Ma l’universo della melanargia è ben lungi dall’essere mero teatro di vicende piccole e grandi. A ogni pagina è evidente quanto l’autrice sia stata meticolosa nel ricostruire ogni tassello di questo mosaico: tra i polpastrelli del lettore rivive la saggezza popolare, quella di chi sa a menadito i nomi di tutte le piante e degli animali che popolano le campagne, e che pertanto è in grado di avvertire anzitempo gli squilibri del rapporto tra uomo e natura; rivivono le tradizioni popolari, ricette, usi, costumi, proverbi, leggende, riti e feste religiose; rivivono le attività agricole, minuziosamente descritte, e con loro i mestieri di una volta.
Scorrendo le pagine del libro, poco più di trecento, il lettore si imbatterà in capère, serpari, naglieri e altri professionisti dai nomi oggi indecifrabili, ma che nell’800 erano parti fondamentali del tessuto sociale ed economico del Meridione.
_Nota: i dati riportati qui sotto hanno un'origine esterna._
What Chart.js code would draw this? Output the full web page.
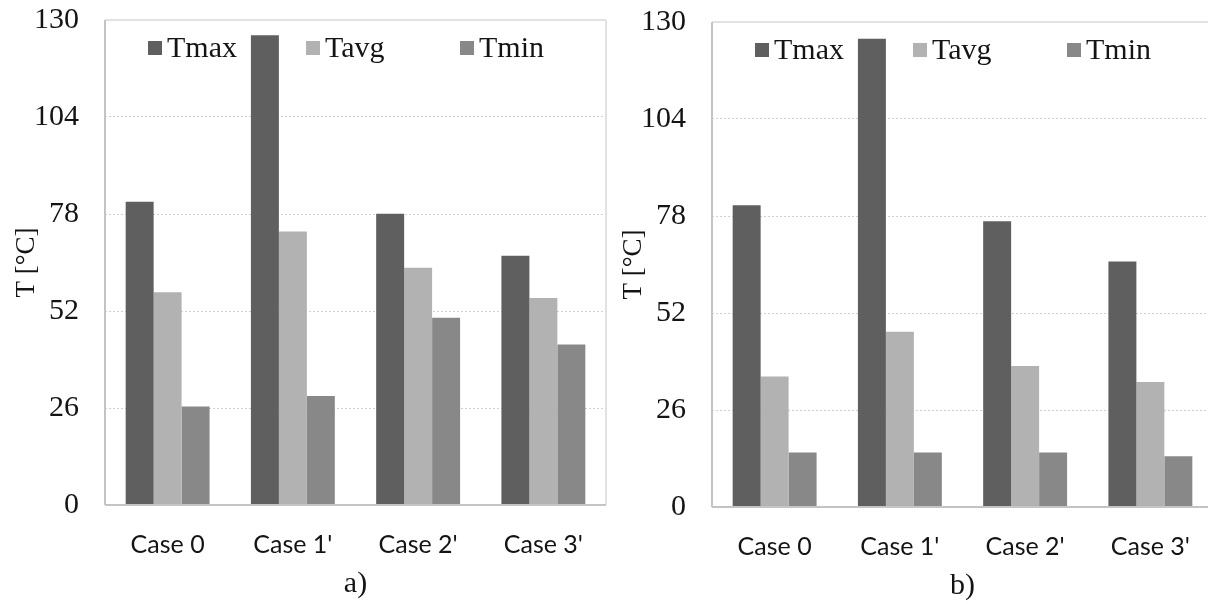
<!DOCTYPE html>
<html>
<head>
<meta charset="utf-8">
<script src="https://cdn.jsdelivr.net/npm/chart.js@4.4.0/dist/chart.umd.min.js"></script>
<style>
  html, body { margin: 0; padding: 0; background: #fff; overflow: hidden; width: 1208px; height: 604px; position: relative; }
  canvas { position: absolute; }
  #chartA { left: 0; top: 0; }
  #chartB { left: 607px; top: 2px; }
</style>
</head>
<body>
<canvas id="chartA" width="610" height="604"></canvas>
<canvas id="chartB" width="610" height="604"></canvas>
<script>
// Categories and series names
const cases = ['Case 0', "Case 1'", "Case 2'", "Case 3'"];
const seriesNames = ['Tmax', 'Tavg', 'Tmin'];
const yTicks = [0, 26, 52, 78, 104, 130];

// Panel a) temperatures [°C]
const tmaxA = [81.3, 125.9, 78.1, 66.8];
const tavgA = [57.0, 73.3, 63.6, 55.5];
const tminA = [26.4, 29.2, 50.2, 43.0];

// Panel b) temperatures [°C]
const tmaxB = [80.9, 125.5, 76.6, 65.8];
const tavgB = [35.0, 47.0, 37.8, 33.5];
const tminB = [14.6, 14.6, 14.6, 13.6];

const seriesColors = ['#5f5f5f', '#b2b2b2', '#888888'];
const SERIF = '"Liberation Serif", "Times New Roman", serif';
const SANS = 'Lato, "Open Sans", sans-serif';
const TEXT = '#141414';
const LEGEND_X = [43, 201, 355];

// Plot frame: light border around the plotting area, darker base line
const frame = {
  id: 'frame',
  afterDatasetsDraw(chart) {
    const { ctx, chartArea: { left, right, top, bottom } } = chart;
    ctx.save();
    ctx.setLineDash([]);
    ctx.lineWidth = 1.5;
    ctx.strokeStyle = '#d9d9d9';
    ctx.beginPath();
    ctx.moveTo(left, top); ctx.lineTo(right, top);
    ctx.moveTo(right, top); ctx.lineTo(right, bottom);
    ctx.stroke();
    ctx.lineWidth = 2;
    ctx.strokeStyle = '#c4c4c4';
    ctx.beginPath();
    ctx.moveTo(left, top); ctx.lineTo(left, bottom);
    ctx.moveTo(left, bottom); ctx.lineTo(right, bottom);
    ctx.stroke();
    ctx.restore();
  }
};

// Legend drawn inside the top of the plotting area
const legendBox = {
  id: 'legendBox',
  afterDraw(chart) {
    const { ctx, chartArea } = chart;
    ctx.save();
    ctx.font = '30px ' + SERIF;
    ctx.textBaseline = 'middle';
    ctx.textAlign = 'left';
    chart.data.datasets.forEach((ds, i) => {
      const x = chartArea.left + LEGEND_X[i];
      const y = chartArea.top + 28;
      ctx.fillStyle = ds.backgroundColor;
      ctx.fillRect(x, y - 7, 14, 14);
      ctx.fillStyle = TEXT;
      ctx.fillText(ds.label, x + 19, y + 1);
    });
    ctx.restore();
  }
};

function build(id, tmax, tavg, tmin, panel) {
  return new Chart(document.getElementById(id), {
    type: 'bar',
    data: {
      labels: cases,
      datasets: [tmax, tavg, tmin].map((d, i) => ({
        label: seriesNames[i],
        data: d,
        backgroundColor: seriesColors[i],
        borderWidth: 0
      }))
    },
    options: {
      responsive: false,
      devicePixelRatio: 1,
      animation: false,
      layout: { padding: { left: 0, right: 4, top: 20, bottom: 0 } },
      datasets: { bar: { categoryPercentage: 0.67, barPercentage: 1 } },
      plugins: { legend: { display: false }, tooltip: { enabled: false } },
      scales: {
        x: {
          grid: { display: false, drawTicks: false },
          border: { display: false },
          ticks: { color: TEXT, font: { family: SANS, size: 25 }, padding: 25, maxRotation: 0 },
          title: { display: true, text: panel, color: TEXT, font: { family: SERIF, size: 30 }, padding: { top: 0, bottom: 2 } },
          afterFit: s => { s.height = 99; s.paddingLeft = 0; s.paddingRight = 0; }
        },
        y: {
          min: 0,
          max: 130,
          afterBuildTicks: s => { s.ticks = yTicks.map(v => ({ value: v })); },
          ticks: { color: TEXT, font: { family: SERIF, size: 30 }, padding: 26 },
          grid: {
            drawTicks: false,
            lineWidth: 1,
            color: c => (c.tick && (c.tick.value === 0 || c.tick.value === 130)) ? 'rgba(0,0,0,0)' : '#d0d0d0'
          },
          border: { display: false, dash: [2, 2] },
          title: { display: true, text: 'T [°C]', color: TEXT, font: { family: SERIF, size: 27 }, padding: { top: 11, bottom: 0 } },
          afterFit: s => { s.width = 105; s.paddingTop = 0; s.paddingBottom = 0; }
        }
      }
    },
    plugins: [frame, legendBox]
  });
}

build('chartA', tmaxA, tavgA, tminA, 'a)');
build('chartB', tmaxB, tavgB, tminB, 'b)');
</script>
</body>
</html>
Le loro attività sono talvolta piuttosto singolari, e non sempre trovano un corrispettivo in epoca contemporanea: Annapaola le recupera, le traduce in azione e le dona al lettore, perché almeno il loro ricordo non vada perduto nella guerra illustre contro il tempo paventata dal Manzoni.
È forse questo, a ben vedere, l’intento non dichiarato di Annapaola Digiuseppe: salvare le storie dallo scorrere del tempo che trasforma, trascina, distrugge e ricostruisce come gli otto venti che spazzano la collina ove sorge Martina Franca, i quali per inciso danno il titolo a ciascuna delle parti che compongono il romanzo; quale sia il rimedio, se esiste, alla naturale entropia cui sono soggette cose e persone, lo scoprirà il lettore che vorrà leggere La melanargia.